(EXERCISE) Go through the lines below. Copy those with "this".

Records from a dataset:
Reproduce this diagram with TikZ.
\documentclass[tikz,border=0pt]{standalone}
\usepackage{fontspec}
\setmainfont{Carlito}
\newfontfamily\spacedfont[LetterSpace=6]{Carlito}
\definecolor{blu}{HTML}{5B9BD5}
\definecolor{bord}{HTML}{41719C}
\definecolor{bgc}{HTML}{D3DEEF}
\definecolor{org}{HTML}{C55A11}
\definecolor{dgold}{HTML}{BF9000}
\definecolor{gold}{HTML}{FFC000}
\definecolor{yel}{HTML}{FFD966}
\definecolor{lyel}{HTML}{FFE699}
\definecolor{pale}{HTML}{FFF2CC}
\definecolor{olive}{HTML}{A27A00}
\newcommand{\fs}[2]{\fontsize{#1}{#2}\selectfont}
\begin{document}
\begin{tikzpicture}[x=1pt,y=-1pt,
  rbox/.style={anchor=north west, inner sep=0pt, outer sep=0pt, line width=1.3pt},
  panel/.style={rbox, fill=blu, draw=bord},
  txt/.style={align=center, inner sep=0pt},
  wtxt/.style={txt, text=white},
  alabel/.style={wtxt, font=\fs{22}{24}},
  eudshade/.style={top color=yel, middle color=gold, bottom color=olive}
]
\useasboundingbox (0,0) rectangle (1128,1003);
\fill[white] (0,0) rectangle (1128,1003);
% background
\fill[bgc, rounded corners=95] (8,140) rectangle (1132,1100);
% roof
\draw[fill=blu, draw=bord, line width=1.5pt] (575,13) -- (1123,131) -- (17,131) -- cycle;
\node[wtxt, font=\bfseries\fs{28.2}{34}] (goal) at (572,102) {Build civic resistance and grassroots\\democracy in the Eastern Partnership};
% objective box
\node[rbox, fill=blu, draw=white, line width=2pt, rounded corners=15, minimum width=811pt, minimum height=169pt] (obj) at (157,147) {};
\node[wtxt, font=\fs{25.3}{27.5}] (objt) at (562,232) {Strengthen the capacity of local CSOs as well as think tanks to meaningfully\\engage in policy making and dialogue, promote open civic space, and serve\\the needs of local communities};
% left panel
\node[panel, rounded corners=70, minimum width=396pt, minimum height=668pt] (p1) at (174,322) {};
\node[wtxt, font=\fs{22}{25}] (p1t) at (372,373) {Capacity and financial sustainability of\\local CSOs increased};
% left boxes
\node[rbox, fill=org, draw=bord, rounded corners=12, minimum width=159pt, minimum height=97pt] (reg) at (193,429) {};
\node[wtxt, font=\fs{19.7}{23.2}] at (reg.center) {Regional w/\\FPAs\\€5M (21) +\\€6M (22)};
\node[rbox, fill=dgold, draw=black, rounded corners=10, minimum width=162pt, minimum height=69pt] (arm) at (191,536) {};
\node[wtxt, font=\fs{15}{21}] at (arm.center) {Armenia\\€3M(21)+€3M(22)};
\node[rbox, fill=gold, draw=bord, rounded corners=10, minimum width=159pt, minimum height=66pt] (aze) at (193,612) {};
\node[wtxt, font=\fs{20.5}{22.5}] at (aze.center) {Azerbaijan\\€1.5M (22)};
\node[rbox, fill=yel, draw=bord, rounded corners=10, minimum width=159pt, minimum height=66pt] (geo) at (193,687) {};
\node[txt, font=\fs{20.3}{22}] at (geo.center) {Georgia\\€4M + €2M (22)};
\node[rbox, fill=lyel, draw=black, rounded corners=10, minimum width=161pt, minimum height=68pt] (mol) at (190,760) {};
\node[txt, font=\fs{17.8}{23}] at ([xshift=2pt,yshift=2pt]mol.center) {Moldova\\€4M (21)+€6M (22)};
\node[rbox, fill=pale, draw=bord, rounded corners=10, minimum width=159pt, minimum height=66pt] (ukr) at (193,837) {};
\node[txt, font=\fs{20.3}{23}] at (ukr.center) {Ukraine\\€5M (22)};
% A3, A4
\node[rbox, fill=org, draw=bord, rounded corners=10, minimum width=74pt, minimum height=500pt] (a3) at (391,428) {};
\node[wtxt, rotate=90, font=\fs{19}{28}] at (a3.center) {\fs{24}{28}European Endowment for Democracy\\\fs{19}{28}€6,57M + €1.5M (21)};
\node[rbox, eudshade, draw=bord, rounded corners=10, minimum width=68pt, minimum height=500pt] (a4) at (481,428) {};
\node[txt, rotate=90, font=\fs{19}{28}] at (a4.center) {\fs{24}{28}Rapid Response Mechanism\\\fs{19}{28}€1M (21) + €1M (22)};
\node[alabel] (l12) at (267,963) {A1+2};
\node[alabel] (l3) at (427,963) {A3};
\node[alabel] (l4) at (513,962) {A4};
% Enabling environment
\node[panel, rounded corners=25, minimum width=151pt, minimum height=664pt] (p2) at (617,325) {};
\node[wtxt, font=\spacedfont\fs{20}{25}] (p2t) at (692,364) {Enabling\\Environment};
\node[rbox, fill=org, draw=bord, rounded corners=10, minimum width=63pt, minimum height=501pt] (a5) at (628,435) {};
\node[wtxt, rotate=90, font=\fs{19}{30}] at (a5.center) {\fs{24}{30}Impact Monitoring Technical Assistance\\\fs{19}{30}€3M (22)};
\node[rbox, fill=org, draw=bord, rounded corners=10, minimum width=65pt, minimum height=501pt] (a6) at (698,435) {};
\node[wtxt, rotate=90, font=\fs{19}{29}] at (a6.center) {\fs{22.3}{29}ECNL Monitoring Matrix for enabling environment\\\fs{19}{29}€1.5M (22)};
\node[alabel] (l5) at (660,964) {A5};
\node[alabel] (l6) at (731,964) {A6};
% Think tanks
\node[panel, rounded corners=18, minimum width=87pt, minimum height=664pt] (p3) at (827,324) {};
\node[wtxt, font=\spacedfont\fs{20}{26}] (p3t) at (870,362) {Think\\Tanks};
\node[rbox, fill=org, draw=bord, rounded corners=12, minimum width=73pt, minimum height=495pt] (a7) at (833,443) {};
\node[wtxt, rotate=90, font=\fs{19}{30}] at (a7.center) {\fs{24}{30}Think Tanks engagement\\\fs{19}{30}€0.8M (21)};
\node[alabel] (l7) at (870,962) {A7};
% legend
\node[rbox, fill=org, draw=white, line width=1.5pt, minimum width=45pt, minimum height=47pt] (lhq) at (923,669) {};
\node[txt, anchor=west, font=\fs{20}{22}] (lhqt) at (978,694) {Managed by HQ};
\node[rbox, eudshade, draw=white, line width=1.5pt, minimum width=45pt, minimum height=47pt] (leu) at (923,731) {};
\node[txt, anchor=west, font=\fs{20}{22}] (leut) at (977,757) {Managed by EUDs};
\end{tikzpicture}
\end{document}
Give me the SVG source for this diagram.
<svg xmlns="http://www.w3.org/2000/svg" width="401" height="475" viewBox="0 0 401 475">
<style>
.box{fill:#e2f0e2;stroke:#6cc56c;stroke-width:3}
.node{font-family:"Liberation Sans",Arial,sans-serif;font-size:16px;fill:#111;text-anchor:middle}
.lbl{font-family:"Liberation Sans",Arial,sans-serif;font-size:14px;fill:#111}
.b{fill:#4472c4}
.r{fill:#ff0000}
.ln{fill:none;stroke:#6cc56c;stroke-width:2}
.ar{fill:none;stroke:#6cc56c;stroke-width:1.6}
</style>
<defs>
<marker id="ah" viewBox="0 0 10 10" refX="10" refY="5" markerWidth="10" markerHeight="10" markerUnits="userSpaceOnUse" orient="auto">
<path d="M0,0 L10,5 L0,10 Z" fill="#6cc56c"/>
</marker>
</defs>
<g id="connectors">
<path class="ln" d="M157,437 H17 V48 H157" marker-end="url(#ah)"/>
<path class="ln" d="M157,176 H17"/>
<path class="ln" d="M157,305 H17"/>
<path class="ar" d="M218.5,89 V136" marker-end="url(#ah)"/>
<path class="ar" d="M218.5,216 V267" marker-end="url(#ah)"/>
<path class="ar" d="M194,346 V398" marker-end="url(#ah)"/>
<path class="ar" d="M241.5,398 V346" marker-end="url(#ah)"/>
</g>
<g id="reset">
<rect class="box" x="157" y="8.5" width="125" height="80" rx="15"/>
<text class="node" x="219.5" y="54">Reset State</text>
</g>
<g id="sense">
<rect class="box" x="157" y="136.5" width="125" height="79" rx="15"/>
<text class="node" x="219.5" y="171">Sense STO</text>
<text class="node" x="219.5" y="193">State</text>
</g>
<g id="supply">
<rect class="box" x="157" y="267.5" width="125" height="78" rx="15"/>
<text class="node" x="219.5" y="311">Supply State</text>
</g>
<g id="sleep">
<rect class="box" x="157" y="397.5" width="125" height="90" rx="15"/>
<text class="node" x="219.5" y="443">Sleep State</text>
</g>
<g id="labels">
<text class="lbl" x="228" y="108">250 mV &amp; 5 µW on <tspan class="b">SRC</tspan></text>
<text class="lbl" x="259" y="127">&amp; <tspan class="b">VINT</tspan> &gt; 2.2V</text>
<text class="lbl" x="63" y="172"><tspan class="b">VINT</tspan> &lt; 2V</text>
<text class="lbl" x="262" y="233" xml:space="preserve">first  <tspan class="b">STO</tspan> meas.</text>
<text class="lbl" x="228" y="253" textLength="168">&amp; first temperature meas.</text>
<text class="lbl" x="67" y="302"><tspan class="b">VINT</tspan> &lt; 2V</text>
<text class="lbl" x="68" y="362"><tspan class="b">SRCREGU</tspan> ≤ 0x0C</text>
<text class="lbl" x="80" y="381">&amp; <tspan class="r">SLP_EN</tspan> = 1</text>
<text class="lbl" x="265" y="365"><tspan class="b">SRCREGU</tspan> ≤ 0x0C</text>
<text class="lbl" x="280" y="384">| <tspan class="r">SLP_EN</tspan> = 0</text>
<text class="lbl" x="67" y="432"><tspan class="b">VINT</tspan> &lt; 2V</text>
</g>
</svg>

(CORRECT ANSWER)
Reproduce this diagram with TikZ.
Give me the SVG source for this diagram.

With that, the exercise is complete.